Heritage: Chilean & Peruvian

By: Frank Morris Lopez

Awards & Recognitions:

  • Summer Science Scholars Fellowship

  • Graduate Student Employee of the Year, Boston University

  • Susan G. Coleman Catwalk Survivor Model, 2019

Maria Narvaez knows not to sweat the small stuff. That’s because she’s had to deal with the big stuff.

It was the summer of 2018, and Narvaez was in the process of applying to medical school for the second time. Three years earlier, she had applied but did not get in. During those three years, Narvaez did everything possible to make sure she’d be met with success. She pursued a master’s in medical science from Boston University, and studied hard for her Medical College Admissions Test. Just a week and a half after getting her MCAT score results, she received some terrible news.

At age 26, and with no family history of the disease, Narvaez was diagnosed with breast cancer.

“I went from the highest of highs to: ‘Oh my gosh, what am I even going to do?’ How far has this spread? Just very real questions about my mortality,” she said.

Narvaez had first discovered the growth about nine months prior. She brought it up to doctors, but was told she was young and healthy and had nothing to worry about. When she followed for further testing, a biopsy showed it was indeed cancer, which thankfully, was in a very early stage. No radiation or chemotherapy was required, but Narvaez did undergo five surgeries and is still on treatment: a regimen of daily medication and monthly injections.


But none of that has stopped her. Narvaez is now a fourth-year medical student at Boston University Chobanian & Avedisian School of Medicine. She hopes to become a surgeon, specializing in colorectal surgery, thoracic surgery or surgical oncology — not because of her own experience, but because, “once I started surgeries, I just absolutely fell in love with it,” she said. “I knew this is what I wanted to do for the rest of my life.”

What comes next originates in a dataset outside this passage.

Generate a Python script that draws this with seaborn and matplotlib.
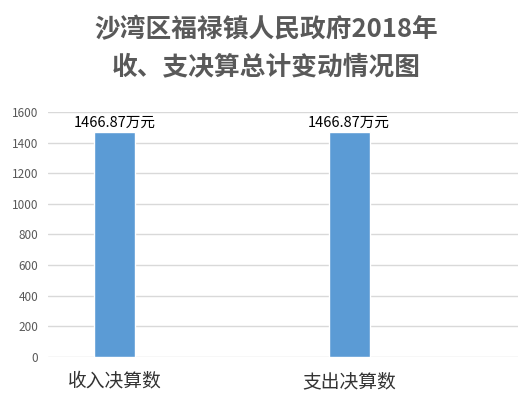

Born in Chile to a Chilean father and Peruvian mother, Narvaez moved to Florida when she was 4. Her interest in science goes as far back as the science fair projects in middle school. She studied biology as an undergrad at Kenyon College in Ohio, and afterward, volunteered at a hospice, as well as on the pediatric floor of a national cancer hospital.

She also shadowed a doctor in Peru for four months, helping kids with medical conditions.


She’s was the co-leader of the Oncology Interest Group at BUSM, and has led high-impact volunteer services, including a COVID-19 food delivery program that made household deliveries during the pandemic in 2020.


If there’s one piece of medical advice Narvaez has to give, it’s “be an advocate for yourself,” she said. “Yes, there are statistics and things that are more likely to happen, but there are outliers. I think that will ultimately impact the way I am as a physician, because I’ve been the outlier.”